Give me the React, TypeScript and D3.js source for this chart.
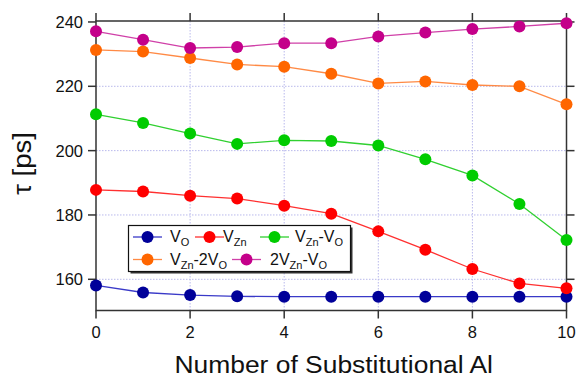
import React from "react";
import * as d3 from "d3";

const W = 577;
const H = 375;
const M = { left: 96, right: 10.5, top: 21, bottom: 64.5 };

const alCount = [0, 1, 2, 3, 4, 5, 6, 7, 8, 9, 10];
const xTicks = [0, 2, 4, 6, 8, 10];
const yTicks = [160, 180, 200, 220, 240];

const vO = [158.1, 155.9, 155.1, 154.7, 154.6, 154.6, 154.6, 154.6, 154.6, 154.6, 154.6];
const vZn = [187.8, 187.3, 186.0, 185.1, 182.9, 180.4, 174.9, 169.2, 163.2, 158.7, 157.2];
const vZnVO = [211.3, 208.6, 205.3, 202.1, 203.2, 203.0, 201.6, 197.3, 192.3, 183.4, 172.2];
const vZn2VO = [231.3, 230.8, 228.8, 226.8, 226.1, 223.9, 220.9, 221.5, 220.4, 220.0, 214.4];
const v2ZnVO = [237.1, 234.5, 231.9, 232.2, 233.4, 233.4, 235.5, 236.7, 237.8, 238.6, 239.6];

type Part = { t: string; sub?: boolean };
type Series = { values: number[]; color: string; line: string; label: Part[] };

const series: Series[] = [
  { values: vO, color: "#000099", line: "#3a3ac8", label: [{ t: "V" }, { t: "O", sub: true }] },
  { values: vZn, color: "#ff0000", line: "#ff3030", label: [{ t: "V" }, { t: "Zn", sub: true }] },
  {
    values: vZnVO,
    color: "#00cc00",
    line: "#30d030",
    label: [{ t: "V" }, { t: "Zn", sub: true }, { t: "-V" }, { t: "O", sub: true }],
  },
  {
    values: vZn2VO,
    color: "#ff6600",
    line: "#ff8a45",
    label: [{ t: "V" }, { t: "Zn", sub: true }, { t: "-2V" }, { t: "O", sub: true }],
  },
  {
    values: v2ZnVO,
    color: "#c4008a",
    line: "#d040a8",
    label: [{ t: "2V" }, { t: "Zn", sub: true }, { t: "-V" }, { t: "O", sub: true }],
  },
];

// legend slots: [row, line start x, text x]
const legendSlots = [
  [0, 133, 170],
  [0, 195, 223],
  [0, 260, 295],
  [1, 133, 170],
  [1, 232, 270],
];

const FONT = "Liberation Sans, Arial, Helvetica, sans-serif";

function Label({ parts, x, y }: { parts: Part[]; x: number; y: number }) {
  return (
    <text x={x} y={y} fontSize={16} fontFamily={FONT} fill="#111">
      {parts.map((p, i) =>
        p.sub ? (
          <tspan key={i} fontSize={11} dy={4}>
            {p.t}
          </tspan>
        ) : (
          <tspan key={i} dy={i > 0 ? -4 : 0}>
            {p.t}
          </tspan>
        )
      )}
    </text>
  );
}

export default function App() {
  const x = d3.scaleLinear().domain([0, 10]).range([M.left, W - M.right]);
  const y = d3.scaleLinear().domain([150.3, 240.3]).range([H - M.bottom, M.top]);
  const x0 = x(0);
  const x1 = x(10);
  const yTop = M.top;
  const yBot = H - M.bottom;
  const tick = 8;
  const axisColor = "#333";

  const line = (vals: number[]) =>
    d3
      .line<number>()
      .x((_, i) => x(alCount[i]))
      .y((v) => y(v))(vals) as string;

  const lx0 = 128.5;
  const ly0 = 225.5;
  const lw = 222;
  const lh = 46;

  return (
    <svg
      width={W}
      height={H}
      style={{ position: "absolute", left: 0, top: 0, background: "#fff" }}
    >
      {/* grid */}
      <g stroke="#b9b9ec" strokeWidth={1} strokeDasharray="1.5,1.5">
        {xTicks.slice(1, -1).map((t) => (
          <line key={"gx" + t} x1={x(t)} x2={x(t)} y1={yTop} y2={yBot} />
        ))}
        {yTicks.slice(0, -1).map((t) => (
          <line key={"gy" + t} x1={x0} x2={x1} y1={y(t)} y2={y(t)} />
        ))}
      </g>

      {/* frame and ticks */}
      <g stroke={axisColor} strokeWidth={1.5} fill="none">
        <rect x={x0} y={yTop} width={x1 - x0} height={yBot - yTop} />
        {xTicks.map((t) => (
          <g key={"tx" + t}>
            <line x1={x(t)} x2={x(t)} y1={yBot} y2={yBot + tick} />
            <line x1={x(t)} x2={x(t)} y1={yTop} y2={yTop - tick} />
          </g>
        ))}
        {yTicks.map((t) => (
          <g key={"ty" + t}>
            <line x1={x0 - tick} x2={x0} y1={y(t)} y2={y(t)} />
            <line x1={x1} x2={x1 + tick} y1={y(t)} y2={y(t)} />
          </g>
        ))}
      </g>

      {/* tick labels */}
      <g fontFamily={FONT} fontSize={16.5} fill="#111">
        {xTicks.map((t) => (
          <text key={"lx" + t} x={x(t)} y={yBot + 27} textAnchor="middle">
            {t}
          </text>
        ))}
        {yTicks.map((t) => (
          <text key={"ly" + t} x={x0 - 13} y={y(t) + 6} textAnchor="end">
            {t}
          </text>
        ))}
      </g>

      {/* axis titles */}
      <text
        x={174.5}
        y={372.5}
        textLength={318.5}
        lengthAdjust="spacingAndGlyphs"
        fontFamily={FONT}
        fontSize={23.5}
        fill="#111"
      >
        Number of Substitutional Al
      </text>
      <text
        transform={`translate(31.3,195) rotate(-90)`}
        textLength={63}
        lengthAdjust="spacingAndGlyphs"
        fontFamily={FONT}
        fontSize={25}
        fill="#111"
      >
        τ [ps]
      </text>

      {/* series */}
      {series.map((s, si) => (
        <g key={"s" + si}>
          <path d={line(s.values)} fill="none" stroke={s.line} strokeWidth={1.3} />
          {s.values.map((v, i) => (
            <circle key={i} cx={x(alCount[i])} cy={y(v)} r={6} fill={s.color} />
          ))}
        </g>
      ))}

      {/* legend */}
      <g>
        <rect x={lx0 + 2} y={ly0 + 2} width={lw} height={lh} fill="#333" />
        <rect x={lx0} y={ly0} width={lw} height={lh} fill="#fff" stroke="#111" strokeWidth={1.2} />
        {series.map((s, si) => {
          const [row, lxs, tx] = legendSlots[si];
          const cy = ly0 + 11.5 + row * 22.5;
          return (
            <g key={"lg" + si}>
              <line x1={lxs} x2={lxs + 29} y1={cy} y2={cy} stroke={s.line} strokeWidth={1.3} />
              <circle cx={lxs + 14.5} cy={cy} r={6} fill={s.color} />
              <Label parts={s.label} x={tx} y={cy + 5} />
            </g>
          );
        })}
      </g>
    </svg>
  );
}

__WORK TO COMPLETE__: Copy each line in full and exactly, omitting any picture.

__WRITTEN SOLUTION__:
Give me the React, TypeScript and D3.js source for this chart.
import React from "react";
import * as d3 from "d3";

const W = 577;
const H = 375;
const M = { left: 96, right: 10.5, top: 21, bottom: 64.5 };

const alCount = [0, 1, 2, 3, 4, 5, 6, 7, 8, 9, 10];
const xTicks = [0, 2, 4, 6, 8, 10];
const yTicks = [160, 180, 200, 220, 240];

const vO = [158.1, 155.9, 155.1, 154.7, 154.6, 154.6, 154.6, 154.6, 154.6, 154.6, 154.6];
const vZn = [187.8, 187.3, 186.0, 185.1, 182.9, 180.4, 174.9, 169.2, 163.2, 158.7, 157.2];
const vZnVO = [211.3, 208.6, 205.3, 202.1, 203.2, 203.0, 201.6, 197.3, 192.3, 183.4, 172.2];
const vZn2VO = [231.3, 230.8, 228.8, 226.8, 226.1, 223.9, 220.9, 221.5, 220.4, 220.0, 214.4];
const v2ZnVO = [237.1, 234.5, 231.9, 232.2, 233.4, 233.4, 235.5, 236.7, 237.8, 238.6, 239.6];

type Part = { t: string; sub?: boolean };
type Series = { values: number[]; color: string; line: string; label: Part[] };

const series: Series[] = [
  { values: vO, color: "#000099", line: "#3a3ac8", label: [{ t: "V" }, { t: "O", sub: true }] },
  { values: vZn, color: "#ff0000", line: "#ff3030", label: [{ t: "V" }, { t: "Zn", sub: true }] },
  {
    values: vZnVO,
    color: "#00cc00",
    line: "#30d030",
    label: [{ t: "V" }, { t: "Zn", sub: true }, { t: "-V" }, { t: "O", sub: true }],
  },
  {
    values: vZn2VO,
    color: "#ff6600",
    line: "#ff8a45",
    label: [{ t: "V" }, { t: "Zn", sub: true }, { t: "-2V" }, { t: "O", sub: true }],
  },
  {
    values: v2ZnVO,
    color: "#c4008a",
    line: "#d040a8",
    label: [{ t: "2V" }, { t: "Zn", sub: true }, { t: "-V" }, { t: "O", sub: true }],
  },
];

// legend slots: [row, line start x, text x]
const legendSlots = [
  [0, 133, 170],
  [0, 195, 223],
  [0, 260, 295],
  [1, 133, 170],
  [1, 232, 270],
];

const FONT = "Liberation Sans, Arial, Helvetica, sans-serif";

function Label({ parts, x, y }: { parts: Part[]; x: number; y: number }) {
  return (
    <text x={x} y={y} fontSize={16} fontFamily={FONT} fill="#111">
      {parts.map((p, i) =>
        p.sub ? (
          <tspan key={i} fontSize={11} dy={4}>
            {p.t}
          </tspan>
        ) : (
          <tspan key={i} dy={i > 0 ? -4 : 0}>
            {p.t}
          </tspan>
        )
      )}
    </text>
  );
}

export default function App() {
  const x = d3.scaleLinear().domain([0, 10]).range([M.left, W - M.right]);
  const y = d3.scaleLinear().domain([150.3, 240.3]).range([H - M.bottom, M.top]);
  const x0 = x(0);
  const x1 = x(10);
  const yTop = M.top;
  const yBot = H - M.bottom;
  const tick = 8;
  const axisColor = "#333";

  const line = (vals: number[]) =>
    d3
      .line<number>()
      .x((_, i) => x(alCount[i]))
      .y((v) => y(v))(vals) as string;

  const lx0 = 128.5;
  const ly0 = 225.5;
  const lw = 222;
  const lh = 46;

  return (
    <svg
      width={W}
      height={H}
      style={{ position: "absolute", left: 0, top: 0, background: "#fff" }}
    >
      {/* grid */}
      <g stroke="#b9b9ec" strokeWidth={1} strokeDasharray="1.5,1.5">
        {xTicks.slice(1, -1).map((t) => (
          <line key={"gx" + t} x1={x(t)} x2={x(t)} y1={yTop} y2={yBot} />
        ))}
        {yTicks.slice(0, -1).map((t) => (
          <line key={"gy" + t} x1={x0} x2={x1} y1={y(t)} y2={y(t)} />
        ))}
      </g>

      {/* frame and ticks */}
      <g stroke={axisColor} strokeWidth={1.5} fill="none">
        <rect x={x0} y={yTop} width={x1 - x0} height={yBot - yTop} />
        {xTicks.map((t) => (
          <g key={"tx" + t}>
            <line x1={x(t)} x2={x(t)} y1={yBot} y2={yBot + tick} />
            <line x1={x(t)} x2={x(t)} y1={yTop} y2={yTop - tick} />
          </g>
        ))}
        {yTicks.map((t) => (
          <g key={"ty" + t}>
            <line x1={x0 - tick} x2={x0} y1={y(t)} y2={y(t)} />
            <line x1={x1} x2={x1 + tick} y1={y(t)} y2={y(t)} />
          </g>
        ))}
      </g>

      {/* tick labels */}
      <g fontFamily={FONT} fontSize={16.5} fill="#111">
        {xTicks.map((t) => (
          <text key={"lx" + t} x={x(t)} y={yBot + 27} textAnchor="middle">
            {t}
          </text>
        ))}
        {yTicks.map((t) => (
          <text key={"ly" + t} x={x0 - 13} y={y(t) + 6} textAnchor="end">
            {t}
          </text>
        ))}
      </g>

      {/* axis titles */}
      <text
        x={174.5}
        y={372.5}
        textLength={318.5}
        lengthAdjust="spacingAndGlyphs"
        fontFamily={FONT}
        fontSize={23.5}
        fill="#111"
      >
        Number of Substitutional Al
      </text>
      <text
        transform={`translate(31.3,195) rotate(-90)`}
        textLength={63}
        lengthAdjust="spacingAndGlyphs"
        fontFamily={FONT}
        fontSize={25}
        fill="#111"
      >
        τ [ps]
      </text>

      {/* series */}
      {series.map((s, si) => (
        <g key={"s" + si}>
          <path d={line(s.values)} fill="none" stroke={s.line} strokeWidth={1.3} />
          {s.values.map((v, i) => (
            <circle key={i} cx={x(alCount[i])} cy={y(v)} r={6} fill={s.color} />
          ))}
        </g>
      ))}

      {/* legend */}
      <g>
        <rect x={lx0 + 2} y={ly0 + 2} width={lw} height={lh} fill="#333" />
        <rect x={lx0} y={ly0} width={lw} height={lh} fill="#fff" stroke="#111" strokeWidth={1.2} />
        {series.map((s, si) => {
          const [row, lxs, tx] = legendSlots[si];
          const cy = ly0 + 11.5 + row * 22.5;
          return (
            <g key={"lg" + si}>
              <line x1={lxs} x2={lxs + 29} y1={cy} y2={cy} stroke={s.line} strokeWidth={1.3} />
              <circle cx={lxs + 14.5} cy={cy} r={6} fill={s.color} />
              <Label parts={s.label} x={tx} y={cy + 5} />
            </g>
          );
        })}
      </g>
    </svg>
  );
}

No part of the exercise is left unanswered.